The need to be conscientious, thorough and rigorous is of course crucial. But focusing on being bullet-proof – or in fact the simple belief you can ever be bullet-proof – requires a lot of effort that diverts from the actionable and operational part of the insight. When considering the impact of analytics and data on product decisions, one of the biggest problems occurs when analytics is focusing more on the “negative” part of insight producing process than the actual insight itself. Being precise is critically important. But the goal of data in the product development process is not to be exact. It’s to help make the right decision. You always have to question the ROI of the higher degree of precision you want to go after – and embrace the fact that you’ll never get it right at 100%.

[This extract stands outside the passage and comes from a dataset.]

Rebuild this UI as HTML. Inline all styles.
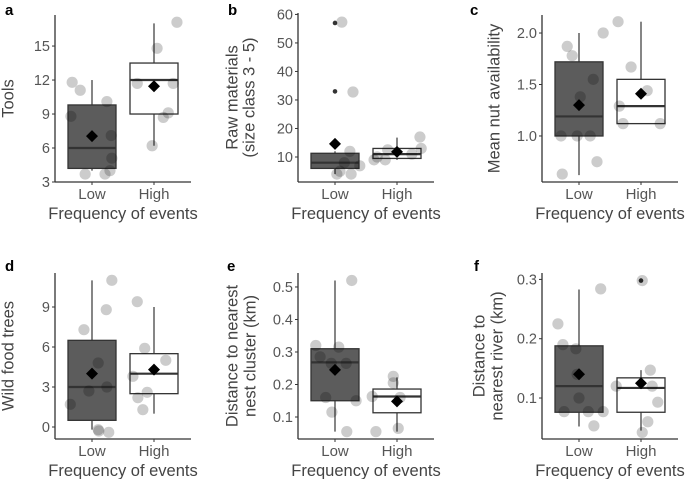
<!DOCTYPE html>
<html><head><meta charset="utf-8"><style>
body{margin:0;background:#fff}
svg{display:block;font-family:"Liberation Sans",sans-serif}
</style></head><body>
<svg id="chart" width="685" height="479" viewBox="0 0 685 479" xmlns="http://www.w3.org/2000/svg"></svg>
<script>
// Panel a: Tools
const aLowVals=[11.8,11.1,10.1,8.8,7.1,5.1,4.0,3.7,3.7];
const aLowJit=[-.32,-.19,.24,-.34,.31,.32,.29,-.11,.21];
const aHighVals=[17.1,14.8,11.7,11.7,9.1,8.7,6.2];
const aHighJit=[.37,.05,-.27,.31,.23,.15,-.03];
const aLowBox=[4,4.2,6,9.8,12]; const aHighBox=[6.2,9,12,13.5,17];
const aMeans=[7.05,11.45]; const aTicks=[3,6,9,12,15];
// Panel b: Raw materials
const bLowVals=[57.3,32.8,12,6.9,5,4,4,8];
const bLowJit=[.11,.29,.24,.40,.08,.03,.26,.15];
const bHighVals=[17,13,12.5,10,9,9,11];
const bHighJit=[.37,.39,-.15,-.32,-.19,-.37,.24];
const bLowBox=[4,6,8,11.3,12]; const bHighBox=[9,9.5,11,13,16.8];
const bMeans=[14.6,11.8]; const bTicks=[10,20,30,40,50,60];
const bLowOutliers=[57,33];
// Panel c: Mean nut availability
const cLowVals=[1.87,1.78,2.0,1.55,1.38,1.0,1.0,1.0,0.75,0.63];
const cLowJit=[-.19,-.11,.39,.23,.02,-.29,-.03,.18,.29,-.27];
const cHighVals=[2.11,1.67,1.44,1.29,1.12,1.12];
const cHighJit=[-.37,-.16,.1,-.35,-.29,.31];
const cLowBox=[0.62,1.0,1.19,1.72,2.0]; const cHighBox=[1.12,1.12,1.29,1.55,2.11];
const cMeans=[1.30,1.41]; const cTicks=[1.0,1.5,2.0];
// Panel d: Wild food trees
const dLowVals=[11,8.8,7.3,4.8,3.0,2.7,1.7,-0.2,-0.3,-0.4];
const dLowJit=[.32,.23,-.13,.1,.24,-.05,-.35,.1,.11,.27];
const dHighVals=[9.4,5.9,5.0,3.8,2.6,2.2,1.3];
const dHighJit=[-.27,-.15,.19,-.34,-.11,-.26,-.18];
const dLowBox=[-0.2,0.5,3,6.5,11]; const dHighBox=[1,2.5,4,5.5,9];
const dMeans=[4.0,4.3]; const dTicks=[0,3,6,9];
// Panel e: Distance to nest cluster
const eLowVals=[0.52,0.32,0.315,0.285,0.265,0.265,0.16,0.15,0.115,0.055];
const eLowJit=[.27,-.31,.06,-.24,-.06,.18,-.15,.34,-.05,.19];
const eHighVals=[0.225,0.205,0.163,0.16,0.065,0.055];
const eHighJit=[-.06,-.06,-.4,.05,.02,-.34];
const eLowBox=[0.055,0.15,0.268,0.31,0.52]; const eHighBox=[0.055,0.113,0.163,0.186,0.222];
const eMeans=[0.245,0.148]; const eTicks=[0.1,0.2,0.3,0.4,0.5];
// Panel f: Distance to river
const fLowVals=[0.284,0.225,0.19,0.183,0.14,0.1,0.077,0.077,0.077,0.053];
const fLowJit=[.35,-.34,-.26,-.05,-.03,0,-.24,.15,.39,.24];
const fHighVals=[0.298,0.147,0.12,0.12,0.093,0.06,0.042];
const fHighJit=[.02,.15,-.4,.18,.27,.11,.02];
const fLowBox=[0.052,0.076,0.12,0.188,0.283]; const fHighBox=[0.045,0.076,0.117,0.134,0.147];
const fMeans=[0.14,0.125]; const fTicks=[0.1,0.2,0.3];
const fHighOutliers=[0.298];

const NS="http://www.w3.org/2000/svg";
const svg=document.getElementById('chart');
function mk(tag,attrs,parent){const e=document.createElementNS(NS,tag);for(const k in attrs)e.setAttribute(k,attrs[k]);(parent||svg).appendChild(e);return e;}

function panel(o){
  const g=mk('g',{});
  
  
  const y=v=>o.py0+(v-o.d0)*(o.py1-o.py0)/(o.d1-o.d0);
  const cx=[o.ax+37,o.ax+99];
  const hw=24;
  const lab=mk('text',{x:o.lx,y:o.ly,'font-size':15,'font-weight':'bold',fill:'#000'},g);
  lab.textContent=o.letter;
  
  
  const ya=mk('line',{x1:o.ax,y1:o.py1,x2:o.ax,y2:o.py0,stroke:'#333','stroke-width':1.3},g);
  
  
  const xa=mk('line',{x1:o.ax,y1:o.py0,x2:o.ax+136,y2:o.py0,stroke:'#333','stroke-width':1.3},g);
  
  
  o.ticks.forEach(t=>{
    mk('line',{x1:o.ax-3,x2:o.ax,y1:y(t),y2:y(t),stroke:'#333','stroke-width':1},g);
    const tt=mk('text',{x:o.ax-5,y:y(t)+5,'font-size':14.5,fill:'#555','text-anchor':'end'},g);
    tt.textContent=o.fmt(t);
    
    
  });
  ['Low','High'].forEach((c,i)=>{
    mk('line',{x1:cx[i],x2:cx[i],y1:o.py0,y2:o.py0+3,stroke:'#333','stroke-width':1},g);
    const t=mk('text',{x:cx[i],y:o.py0+17,'font-size':15,fill:'#555','text-anchor':'middle'},g);
    t.textContent=c;
    
    
  });
  const xt=mk('text',{x:cx[0]+31,y:o.py0+37,'font-size':16.5,fill:'#444','text-anchor':'middle'},g);
  xt.textContent='Frequency of events';
  
  
  const midY=(o.py0+o.py1)/2;
  o.ytitle.forEach((line,i)=>{
    const tx=o.tx[i];
    const t=mk('text',{x:tx,y:midY,'font-size':16.5,fill:'#444','text-anchor':'middle',transform:`rotate(-90 ${tx} ${midY})`,'dominant-baseline':'middle'},g);
    t.textContent=line;
    
    
  });
  [o.lowBox,o.highBox].forEach((b,i)=>{
    const w=mk('line',{x1:cx[i],x2:cx[i],y1:y(b[0]),y2:y(b[4]),stroke:'#444','stroke-width':1.3},g);
    
    
    const r=mk('rect',{x:cx[i]-hw,y:y(b[3]),width:hw*2,height:y(b[1])-y(b[3]),fill:i?'#fff':'#5c5c5c',stroke:'#333','stroke-width':1.3},g);
    
    
    const m=mk('line',{x1:cx[i]-hw,x2:cx[i]+hw,y1:y(b[2]),y2:y(b[2]),stroke:'#333','stroke-width':2.2},g);
    
    
  });
  (o.outLow||[]).forEach(v=>{
    const c=mk('circle',{cx:cx[0],cy:y(v),r:2.3,fill:'#333'},g);
    
    
  });
  (o.outHigh||[]).forEach(v=>{
    const c=mk('circle',{cx:cx[1],cy:y(v),r:2.3,fill:'#333'},g);
    
    
  });
  [[o.lowVals,o.lowJit],[o.highVals,o.highJit]].forEach((s,i)=>{
    s[0].forEach((v,k)=>{
      const c=mk('circle',{cx:cx[i]+s[1][k]*62,cy:y(v),r:5.6,fill:'rgba(0,0,0,0.2)'},g);
      
      
    });
  });
  o.means.forEach((v,i)=>{
    const X=cx[i],Y=y(v),s=6;
    const d=mk('polygon',{points:`${X},${Y-s} ${X+s},${Y} ${X},${Y+s} ${X-s},${Y}`,fill:'#000'},g);
    
    
  });
}
const f0=v=>String(v), f1=v=>v.toFixed(1);
panel({letter:'a',lx:5,ly:15,ax:55,py0:182,py1:15,d0:3,d1:17.74,ticks:aTicks,fmt:f0,ytitle:['Tools'],tx:[9],
  lowVals:aLowVals,lowJit:aLowJit,highVals:aHighVals,highJit:aHighJit,lowBox:aLowBox,highBox:aHighBox,means:aMeans});
panel({letter:'b',lx:228,ly:15,ax:298,py0:182,py1:13,d0:1.23,d1:60.5,ticks:bTicks,fmt:f0,ytitle:['Raw materials','(size class 3 - 5)'],tx:[233,250],
  lowVals:bLowVals,lowJit:bLowJit,highVals:bHighVals,highJit:bHighJit,lowBox:bLowBox,highBox:bHighBox,means:bMeans,outLow:bLowOutliers});
panel({letter:'c',lx:470,ly:15,ax:542,py0:182,py1:15,d0:0.553,d1:2.175,ticks:cTicks,fmt:f1,ytitle:['Mean nut availability'],tx:[495],
  lowVals:cLowVals,lowJit:cLowJit,highVals:cHighVals,highJit:cHighJit,lowBox:cLowBox,highBox:cHighBox,means:cMeans});
panel({letter:'d',lx:5,ly:271,ax:55,py0:439,py1:273,d0:-0.9,d1:11.55,ticks:dTicks,fmt:f0,ytitle:['Wild food trees'],tx:[9],
  lowVals:dLowVals,lowJit:dLowJit,highVals:dHighVals,highJit:dHighJit,lowBox:dLowBox,highBox:dHighBox,means:dMeans});
panel({letter:'e',lx:227,ly:271,ax:298,py0:439,py1:273,d0:0.0323,d1:0.543,ticks:eTicks,fmt:f1,ytitle:['Distance to nearest','nest cluster (km)'],tx:[233,251],
  lowVals:eLowVals,lowJit:eLowJit,highVals:eHighVals,highJit:eHighJit,lowBox:eLowBox,highBox:eHighBox,means:eMeans});
panel({letter:'f',lx:474,ly:271,ax:542,py0:439,py1:273,d0:0.0309,d1:0.3108,ticks:fTicks,fmt:f1,ytitle:['Distance to','nearest river (km)'],tx:[480,498],
  lowVals:fLowVals,lowJit:fLowJit,highVals:fHighVals,highJit:fHighJit,lowBox:fLowBox,highBox:fHighBox,means:fMeans,outHigh:fHighOutliers});
</script>
</body></html>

The “rigorist approach” is absolutely applicable and justifiable for “scientific” endeavors – take for example chemistry or rocket science. But not in games. And not because building planes is important but making games is not. It’s because in games data and analytics are producing insights about human behavior. There are patterns in human behavior, but no indubitable and universal truths. There are no statements about player behavior that will be generally and universally true. There are no absolute, general and timeless truths of player behavior. The preferences, trends, fashions evolve constantly. What is popular today probably won’t be popular the same way in 3 years from now. The performance of Harry Potter Wizards Unite is also impacted by the fact that Pokemon Go exists in the market and has affected player expectations. Adding a same alliance feature 5 years ago or today probably won’t have the same impact (alliance features are more of a standard feature today than they were 5 years ago). That AB test you did 4 years ago, if you were to run it again today, would you get the same results? Probably not. And that’s because the userbase is evolving and consumer expectations and preferences are changing.

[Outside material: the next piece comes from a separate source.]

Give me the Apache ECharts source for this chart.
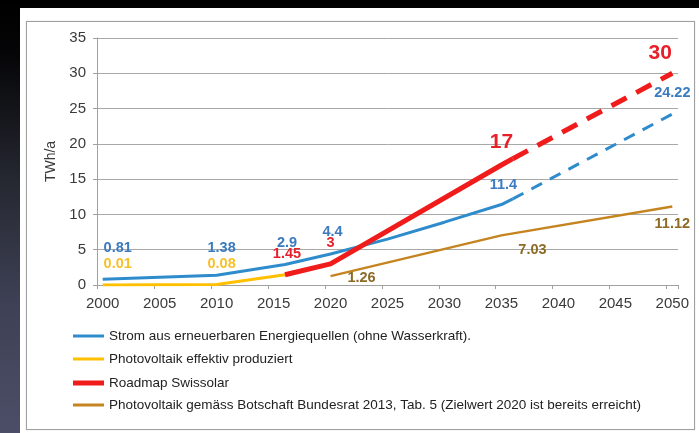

Being clear, explicit and unambiguous is something important when considering ORKs. Key Results are supposed to be clear and unambiguous (in other words precise). But Key results are a) tools used to indicate whether or not you are on track to achieving your objective (what matters is the objective, not the tracking) and b) forward looking (you don’t use key results to describe a situation. You use them to help you move forward). When it comes to producing an insight that can guide future action – especially to implement something new that doesn’t exist – the general conclusion will be more helpful than its scientific accuracy. Insights formulated in a general way have a high degree of uncertainty and fuzziness (and a chance of error) that doesn’t sit well with scientific standards of truth production. But general statements are much more practical and can provide the basis for a principled, high-level decision. “Let’s focus more on PvP for our endgame because that’s what our elder players like” is a clear and easily understandable message. Is it possible to make such a bold statement and follow the highest standards of scientific truth? Probably not. But those are the kind of insights to need in order to make decisions and move forward.

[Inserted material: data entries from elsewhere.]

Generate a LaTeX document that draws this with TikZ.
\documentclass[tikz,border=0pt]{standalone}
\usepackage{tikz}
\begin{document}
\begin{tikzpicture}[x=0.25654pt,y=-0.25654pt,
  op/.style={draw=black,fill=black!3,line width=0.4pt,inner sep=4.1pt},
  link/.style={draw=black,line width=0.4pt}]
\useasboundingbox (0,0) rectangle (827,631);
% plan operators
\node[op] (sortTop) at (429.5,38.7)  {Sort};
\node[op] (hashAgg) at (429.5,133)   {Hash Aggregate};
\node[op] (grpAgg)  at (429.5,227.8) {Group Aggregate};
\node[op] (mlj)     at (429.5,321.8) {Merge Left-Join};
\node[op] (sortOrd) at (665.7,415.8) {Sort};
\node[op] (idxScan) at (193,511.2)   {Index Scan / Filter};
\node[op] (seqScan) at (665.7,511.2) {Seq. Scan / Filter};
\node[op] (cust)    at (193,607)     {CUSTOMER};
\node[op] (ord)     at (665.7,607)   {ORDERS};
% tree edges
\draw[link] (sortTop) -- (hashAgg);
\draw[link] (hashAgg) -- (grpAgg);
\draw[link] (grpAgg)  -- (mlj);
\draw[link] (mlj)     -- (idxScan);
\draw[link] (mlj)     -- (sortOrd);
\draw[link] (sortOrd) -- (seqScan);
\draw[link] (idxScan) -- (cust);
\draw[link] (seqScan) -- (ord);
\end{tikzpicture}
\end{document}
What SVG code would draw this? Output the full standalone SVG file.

Improving psychological safety for the data function means creating an environment where you can focus on the actionability of the insight rather than its universality. It means data insights are focusing more on being assertive and actionable than defensive and complying with unrealistic standards of truth.
Data insights need to aim to be thorough, rigorous and precise. But in the delicate balance between accuracy of the insights and actionability of the insight, actionability always has to be the priority. Data and analytics can help guide future decisions when they extrapolate more general principles from specific occurrences in the past. Especially when you want to create something new. Data people can’t let the need to be bullet proof guide their insights and conclusions. The insight and its integrity shouldn’t become an end in itself. The outcome is always the decision that the insight helps inform.
Usually what you gain in actionability, you lose in certainty. One way to help improve psychological safety is to make it ok for people in a team to make mistakes. When considering data analysts, that means acknowledging how every insight will be inherently partial, incomplete and uncertain. So, developing an efficient use of data consists first and foremost in establishing a culture of data in which you alleviate the fear of making a mistake. That can be done in numerous ways. The first (although more theoretical one) is to insist on the fact that truths about social phenomenon don’t have the same level of certainty and universality found in natural sciences. A second – more practical and tangible way – is to emphasize the fact that being actionable is more important than being perfect.
Focusing on actionability means you focus on the outcome of the insight rather than what the insight is. If the extra degree of confidence won’t impact the decision, then you have to be comfortable living with an insight that falls short of the highest standards of scientific truth. And if you’re nitpicking over a 0.5% improvement (assuming you have enough players to have statistical significance in the first place), then you’re probably not contemplating something that has that big an impact in the first place. Being actionable means that it’s ok to accept a certain degree of uncertainty if it means fast implementation. Making a mistake quickly is often better than spending time to get a more precise insight (which will always be imperfect anyways). Few mistakes will have an irreversible impact. More importantly, you actually usually get a higher degree of confidence when you observe an actual mistake rather than analyzing a past data and assessing how a future feature might go wrong.
In this respect the recently published book on Bill Campbell “Trillion Dollar Coach” (another great book I highly recommend) resonates a lot with Edmonsdson’s book on psychological safety: “Failure to make a decision can be as damaging as a wrong decision. There’s indecision in business all the time, because there’s no perfect answer. Do something, even if it’s wrong”
Focusing on psychological safety when producing data insights doesn’t mean anything goes. Edmondson insists on the fact that psychological safety doesn’t mean lowering standards. It doesn’t mean someone’s performance will never be below acceptable levels. You focus on psychological safety because you create an environment in which people can give their best and are not afraid to do what they believe is the best option. This is another theme from Trillion Dollar Coach (the parallel between both books became more clear as I was writing this post). Psychological safety, creating a culture of trust where it’s ok to make a mistake is first and foremost a way to achieve operational excellence. You focus on psychological safety because that’s the environment you need for people to take risks and be willing to be proven wrong. And you can’t achieve anything innovative and great unless people on the team are willing to move out of their comfort zone, take a chance and make uncertain decisions. Don’t create an environment in which analytics is mainly concerned with producing an insight that is bullet proof. Create an environment in which analysts are focused on providing you an insight you can do something with.